The Arrivals and Their Contributions
Sang Nila Utama was a Srivijayan prince from Palembang, who arrived on our white sandy shores while on a hunt in 1299. His vision of a lion – which he took as a good omen – inspired him to establish the city of Singapura, the Lion City, which he and his descendants turned into a flourishing port.
A gifted linguist and scholar who spoke Arabic, Tamil, Hindi and Malay, Munshi Abdullah arrived in 1819 as Raffles’ secretary and interpreter, and taught him many aspects of Malay language. His autobiography made him the first published local Malay writer, and earned him the title “the father of modern Malay literature”.

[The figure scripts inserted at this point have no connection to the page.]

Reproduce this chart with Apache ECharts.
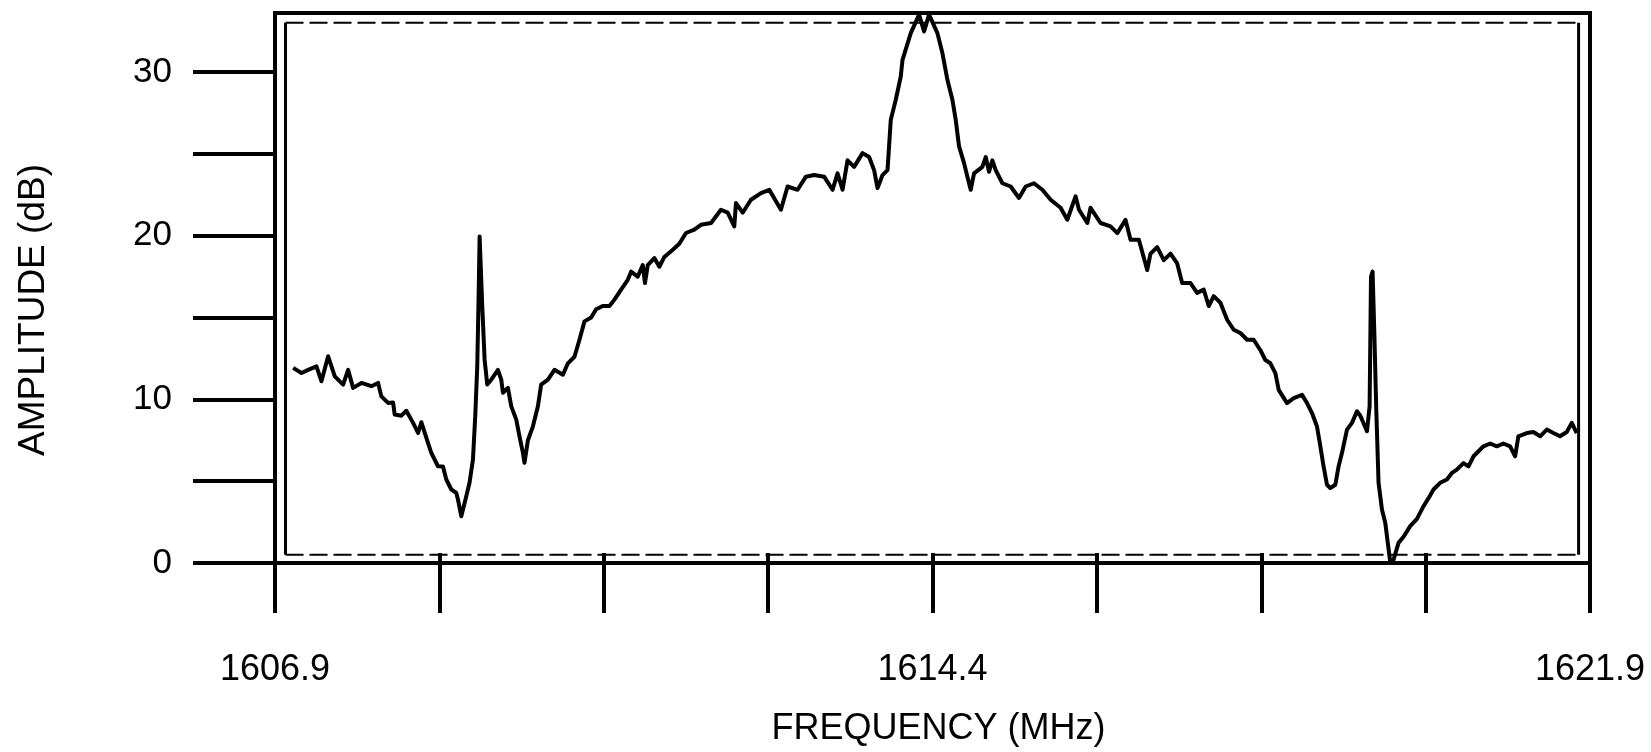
<!DOCTYPE html>
<html>
<head>
<meta charset="utf-8">
<script src="https://cdn.jsdelivr.net/npm/echarts@6/dist/echarts.min.js"></script>
<style>
  html, body { margin: 0; padding: 0; background: #fff; }
  #chart { width: 1651px; height: 752px; }
</style>
</head>
<body>
<div id="chart"></div>
<script>
// ---- data ----
const freqMHz = [
  1607.107, 1607.202, 1607.278, 1607.373, 1607.430, 1607.506, 1607.582, 1607.677, 1607.734, 1607.791,
  1607.886, 1608.000, 1608.076, 1608.113, 1608.190, 1608.247, 1608.265, 1608.341, 1608.398, 1608.475,
  1608.532, 1608.569, 1608.645, 1608.683, 1608.759, 1608.816, 1608.854, 1608.911, 1608.968, 1608.987,
  1609.025, 1609.063, 1609.119, 1609.158, 1609.184, 1609.207, 1609.222, 1609.234, 1609.253, 1609.264,
  1609.291, 1609.321, 1609.367, 1609.443, 1609.481, 1609.500, 1609.557, 1609.595, 1609.652, 1609.689,
  1609.728, 1609.746, 1609.785, 1609.842, 1609.899, 1609.936, 1610.013, 1610.088, 1610.184, 1610.241,
  1610.316, 1610.373, 1610.430, 1610.506, 1610.563, 1610.639, 1610.715, 1610.772, 1610.848, 1610.924,
  1610.962, 1611.038, 1611.095, 1611.120, 1611.152, 1611.227, 1611.284, 1611.341, 1611.437, 1611.512,
  1611.588, 1611.683, 1611.759, 1611.874, 1611.987, 1612.064, 1612.139, 1612.158, 1612.235, 1612.329,
  1612.443, 1612.538, 1612.671, 1612.747, 1612.861, 1612.956, 1613.050, 1613.164, 1613.260, 1613.317,
  1613.374, 1613.431, 1613.506, 1613.602, 1613.677, 1613.734, 1613.773, 1613.830, 1613.887, 1613.924,
  1613.981, 1614.038, 1614.058, 1614.152, 1614.247, 1614.304, 1614.361, 1614.456, 1614.513, 1614.570,
  1614.627, 1614.665, 1614.703, 1614.760, 1614.798, 1614.836, 1614.874, 1614.969, 1615.007, 1615.045,
  1615.083, 1615.121, 1615.197, 1615.292, 1615.386, 1615.463, 1615.557, 1615.653, 1615.748, 1615.861,
  1615.938, 1616.032, 1616.070, 1616.166, 1616.203, 1616.317, 1616.431, 1616.508, 1616.602, 1616.659,
  1616.754, 1616.849, 1616.887, 1616.963, 1617.038, 1617.115, 1617.191, 1617.248, 1617.343, 1617.419,
  1617.494, 1617.551, 1617.608, 1617.684, 1617.761, 1617.836, 1617.912, 1617.989, 1618.064, 1618.140,
  1618.197, 1618.254, 1618.311, 1618.349, 1618.444, 1618.520, 1618.615, 1618.672, 1618.729, 1618.786,
  1618.824, 1618.861, 1618.900, 1618.938, 1618.995, 1619.032, 1619.071, 1619.128, 1619.185, 1619.242,
  1619.280, 1619.356, 1619.386, 1619.402, 1619.420, 1619.439, 1619.462, 1619.488, 1619.527, 1619.565,
  1619.622, 1619.659, 1619.716, 1619.773, 1619.849, 1619.926, 1620.001, 1620.058, 1620.115, 1620.191,
  1620.268, 1620.325, 1620.382, 1620.457, 1620.514, 1620.571, 1620.685, 1620.761, 1620.837, 1620.912,
  1620.989, 1621.046, 1621.083, 1621.179, 1621.254, 1621.331, 1621.407, 1621.482, 1621.558, 1621.635,
  1621.692, 1621.749
];
const ampDb = [
  11.92, 11.61, 11.80, 12.01, 11.10, 12.63, 11.40, 10.90, 11.80, 10.70,
  11.00, 10.80, 11.00, 10.18, 9.78, 9.80, 9.07, 9.00, 9.30, 8.56,
  7.95, 8.60, 7.34, 6.73, 5.91, 5.90, 5.10, 4.49, 4.28, 3.88,
  2.86, 3.66, 4.90, 6.32, 8.96, 12.00, 16.09, 19.95, 19.95, 15.70,
  12.42, 10.90, 11.20, 11.80, 11.20, 10.40, 10.70, 9.57, 8.76, 7.74,
  6.73, 6.12, 7.50, 8.35, 9.57, 10.90, 11.20, 11.80, 11.50, 12.20,
  12.60, 13.64, 14.76, 15.00, 15.50, 15.70, 15.70, 16.09, 16.70, 17.30,
  17.80, 17.50, 18.20, 17.10, 18.20, 18.63, 18.10, 18.70, 19.14, 19.50,
  20.16, 20.36, 20.66, 20.77, 21.58, 21.40, 20.56, 21.99, 21.40, 22.19,
  22.60, 22.80, 21.58, 23.00, 22.80, 23.60, 23.70, 23.60, 22.80, 23.80,
  22.80, 24.60, 24.20, 25.04, 24.80, 24.00, 22.90, 23.70, 24.00, 27.07,
  28.30, 29.72, 30.74, 32.37, 33.50, 32.47, 33.50, 32.37, 31.15, 29.52,
  28.30, 27.07, 25.45, 24.43, 23.60, 22.80, 23.80, 24.20, 24.80, 23.90,
  24.60, 24.00, 23.20, 23.00, 22.30, 23.00, 23.20, 22.80, 22.19, 21.70,
  20.97, 22.40, 21.60, 20.77, 21.70, 20.77, 20.56, 20.15, 20.96, 19.75,
  19.75, 17.90, 18.90, 19.30, 18.50, 18.90, 18.30, 17.10, 17.10, 16.50,
  16.70, 15.70, 16.30, 15.90, 14.86, 14.25, 14.05, 13.64, 13.64, 13.00,
  12.40, 12.20, 11.60, 10.58, 9.77, 10.07, 10.27, 9.77, 9.16, 8.34,
  7.13, 5.90, 4.78, 4.58, 4.78, 5.90, 6.73, 8.15, 8.56, 9.27,
  9.00, 8.05, 9.57, 17.50, 17.80, 14.25, 9.37, 4.90, 3.27, 2.45,
  0.01, 0.20, 1.23, 1.60, 2.25, 2.70, 3.47, 3.96, 4.49, 4.90,
  5.10, 5.50, 5.71, 6.10, 5.90, 6.52, 7.13, 7.30, 7.13, 7.30,
  7.13, 6.52, 7.74, 7.94, 8.00, 7.74, 8.15, 7.94, 7.74, 8.00,
  8.56, 7.94
];
const xTickValues = [1606.9, 1608.775, 1610.65, 1612.525, 1614.4, 1616.275, 1618.15, 1620.025, 1621.9];
const xLabelValues = [1606.9, 1614.4, 1621.9];
const yTickValues = [0, 5, 10, 15, 20, 25, 30];
const yLabelValues = [0, 10, 20, 30];
// edges of the analyzer's trace screen (data units)
const screenFreq = [1607.02, 1621.77];
const screenAmp = [0.5, 33.0];

// ---- chart ----
const FONT = 'Liberation Sans, Arial, Helvetica, sans-serif';
const chart = echarts.init(document.getElementById('chart'), null, { renderer: 'canvas' });

const trace = freqMHz.map((f, i) => [f, ampDb[i]]);
const edgeLine = (pts, w, type) => ({
  type: 'line', data: pts, symbol: 'none', silent: true, animation: false,
  lineStyle: { color: '#000', width: w, type: type }, z: 1
});

chart.setOption({
  backgroundColor: '#ffffff',
  animation: false,
  grid: {
    left: 275, right: 61, top: 13, bottom: 188,
    show: true, borderColor: '#000', borderWidth: 4, backgroundColor: 'transparent'
  },
  xAxis: [{
    type: 'value', min: 1606.9, max: 1621.9, position: 'bottom',
    axisLine: { show: true, lineStyle: { color: '#000', width: 4 } },
    axisTick: { show: true, customValues: xTickValues, length: 50, lineStyle: { color: '#000', width: 4 } },
    axisLabel: {
      customValues: xLabelValues, formatter: v => v.toFixed(1),
      margin: 89, fontSize: 36, color: '#000', fontFamily: FONT
    },
    splitLine: { show: false },
    name: 'FREQUENCY (MHz)', nameLocation: 'middle', nameGap: 148,
    nameTextStyle: { fontSize: 36, color: '#000', fontFamily: FONT, padding: [0, 0, 0, 12] }
  }, {
    type: 'value', min: 1606.9, max: 1621.9, position: 'bottom',
    axisLine: { show: false },
    axisTick: { show: true, inside: true, customValues: xTickValues, length: 10, lineStyle: { color: '#000', width: 4 } },
    axisLabel: { show: false },
    splitLine: { show: false }
  }],
  yAxis: {
    type: 'value', min: 0, max: 33.6,
    axisLine: { show: true, lineStyle: { color: '#000', width: 4 } },
    axisTick: { show: true, customValues: yTickValues, length: 82, lineStyle: { color: '#000', width: 4 } },
    axisLabel: {
      customValues: yLabelValues, margin: 103, fontSize: 35, color: '#000', fontFamily: FONT
    },
    splitLine: { show: false },
    name: 'AMPLITUDE (dB)', nameLocation: 'middle', nameGap: 223,
    nameTextStyle: { fontSize: 37, color: '#000', fontFamily: FONT, padding: [0, 44, 0, 0] }
  },
  series: [
    edgeLine([[screenFreq[0], screenAmp[0]], [screenFreq[0], screenAmp[1]]], 3, 'solid'),
    edgeLine([[screenFreq[1], screenAmp[0]], [screenFreq[1], screenAmp[1]]], 3, 'solid'),
    edgeLine([[screenFreq[0], screenAmp[1]], [screenFreq[1], screenAmp[1]]], 2, [18, 6]),
    edgeLine([[screenFreq[0], screenAmp[0]], [screenFreq[1], screenAmp[0]]], 2, [18, 6]),
    {
      name: 'Spectrum', type: 'line', data: trace, symbol: 'none', smooth: false,
      lineStyle: { color: '#000', width: 4, join: 'round' }, z: 3, animation: false
    }
  ]
});
</script>
</body>
</html>
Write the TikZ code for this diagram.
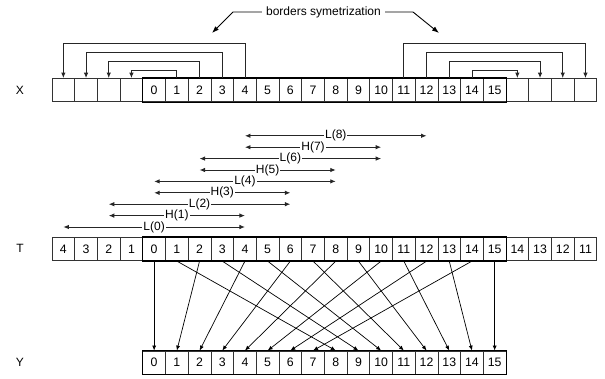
\documentclass[tikz,border=0pt]{standalone}
\usepackage{fontspec}
\setmainfont{Liberation Sans}
\usetikzlibrary{arrows.meta}
\begin{document}
\begin{tikzpicture}[x=1pt,y=-1pt,
  txt/.style={font=\fontsize{12}{14}\selectfont, inner sep=0pt},
  cell/.style={draw=black!80, line width=0.8pt, minimum width=22.7pt, minimum height=23.4pt, inner sep=0pt, font=\fontsize{12.3}{14}\selectfont},
  ycell/.style={cell, minimum height=23pt},
  dataframe/.style={draw=black, line width=1.25pt},
  barrow/.style={draw=black!85, line width=0.9pt, -{Latex[length=5.5pt,width=4.5pt]}},
  conn/.style={draw=black, line width=0.7pt, -{Latex[length=5pt,width=4pt]}},
  lh/.style={draw=black!85, line width=0.9pt, {Latex[length=5.5pt,width=4.5pt]}-{Latex[length=5.5pt,width=4.5pt]}},
  lbl/.style={fill=white, font=\fontsize{12}{14}\selectfont, inner sep=1pt},
  pointer/.style={draw=black, line width=0.9pt, -{Latex[length=7pt,width=5pt]}}
]
\useasboundingbox (0,0) rectangle (605,379);
% row labels
\node[txt] (lx) at (20,90) {X};
\node[txt] (lt) at (20,248.5) {T};
\node[txt] (ly) at (20,362) {Y};
% X row
\foreach \i in {0,...,23}{
  \pgfmathsetmacro\cx{52+(\i+0.5)*22.7}
  \pgfmathtruncatemacro\k{\i-4}
  \ifnum\i<4
    \node[cell] (xc\i) at (\cx,90.2) {};
  \else\ifnum\i>19
    \node[cell] (xc\i) at (\cx,90.2) {};
  \else
    \node[cell] (xc\i) at (\cx,90.2) {\k};
  \fi\fi
}
\draw[dataframe] (xc4.north west) rectangle (xc19.south east);
% T row
\foreach \i in {0,...,23}{
  \pgfmathsetmacro\cx{52+(\i+0.5)*22.7}
  \ifnum\i<4
    \pgfmathtruncatemacro\k{4-\i}
  \else\ifnum\i>19
    \pgfmathtruncatemacro\k{34-\i}
  \else
    \pgfmathtruncatemacro\k{\i-4}
  \fi\fi
  \node[cell] (tc\i) at (\cx,249) {\k};
}
\draw[dataframe] (tc4.north west) rectangle (tc19.south east);
% Y row
\foreach \j in {0,...,15}{
  \pgfmathsetmacro\cx{52+(\j+4.5)*22.7}
  \node[ycell] (yc\j) at (\cx,362.5) {\j};
}
\draw[dataframe] (yc0.north west) rectangle (yc15.south east);
% border symmetrization arrows
\foreach \a/\b/\h in {5/3/70, 6/2/61, 7/1/52, 8/0/43, 18/20/70, 17/21/61, 16/22/52, 15/23/43}
  \draw[barrow] (xc\a.north) -- (xc\a.north |- 0,\h) -| (xc\b.north);
% title and pointers
\node[txt, inner sep=4pt] (bs) at (323.5,12) {borders symetrization};
\coordinate (pl) at (233,12);
\coordinate (tl) at (212,33);
\coordinate (pr) at (413,12);
\coordinate (tr) at (439,33);
\draw[pointer] (bs.west) -- (pl) -- (tl);
\draw[pointer] (bs.east) -- (pr) -- (tr);
% L/H ranges
\foreach \r in {0,...,8}{
  \pgfmathsetmacro\yy{227-\r*11.4}
  \ifodd\r
    \pgfmathtruncatemacro\s{\r+1}
    \pgfmathtruncatemacro\e{\r+7}
    \draw[lh] (tc\s.center |- 0,\yy) -- (tc\e.center |- 0,\yy) node[midway, lbl] {H(\r)};
  \else
    \pgfmathtruncatemacro\s{\r}
    \pgfmathtruncatemacro\e{\r+8}
    \draw[lh] (tc\s.center |- 0,\yy) -- (tc\e.center |- 0,\yy) node[midway, lbl] {L(\r)};
  \fi
}
% T -> Y connectors
\foreach \j in {0,...,15}{
  \ifnum\j<8
    \pgfmathtruncatemacro\s{2*\j+4}
  \else
    \pgfmathtruncatemacro\s{2*(\j-8)+5}
  \fi
  \draw[conn] (tc\s.south) -- (yc\j.north);
}
\end{tikzpicture}
\end{document}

Naraina Pillai arrived in Singapore in 1819. He started out as chief clerk at the treasury, but with Singapore fast developing, he established Singapore’s first brick company, and became the first Indian contractor in Singapore. He was a leader in the Indian community, and his legacy includes helping to build the Sri Mariamman Temple at South Bridge Road.
In 1819, Thomas Stamford Raffles signed a treaty with local chiefs that enabled the British to set up a trading post on the island. In his aim to remodel Singapore, he conceived a town plan to build roads, schools and government buildings. Raffles also formulated policies and regulations to establish Singapore as a thriving free port to compete with other neighbouring ports under the control of the Dutch.
Hailing from humble beginnings, Tan Tock Seng arrived from Melaka in 1819, and started out selling fruits and vegetables. His grit and enterprising spirit saw him become a successful and wealthy businessman – but one who always gave back. He contributed generously to the community, most notably helping to build Tan Tock Seng Hospital, and also founded Thian Hock Keng Temple. He was the first Asian to be made Justice of the Peace, and helped to settle disputes among the early Chinese settlers.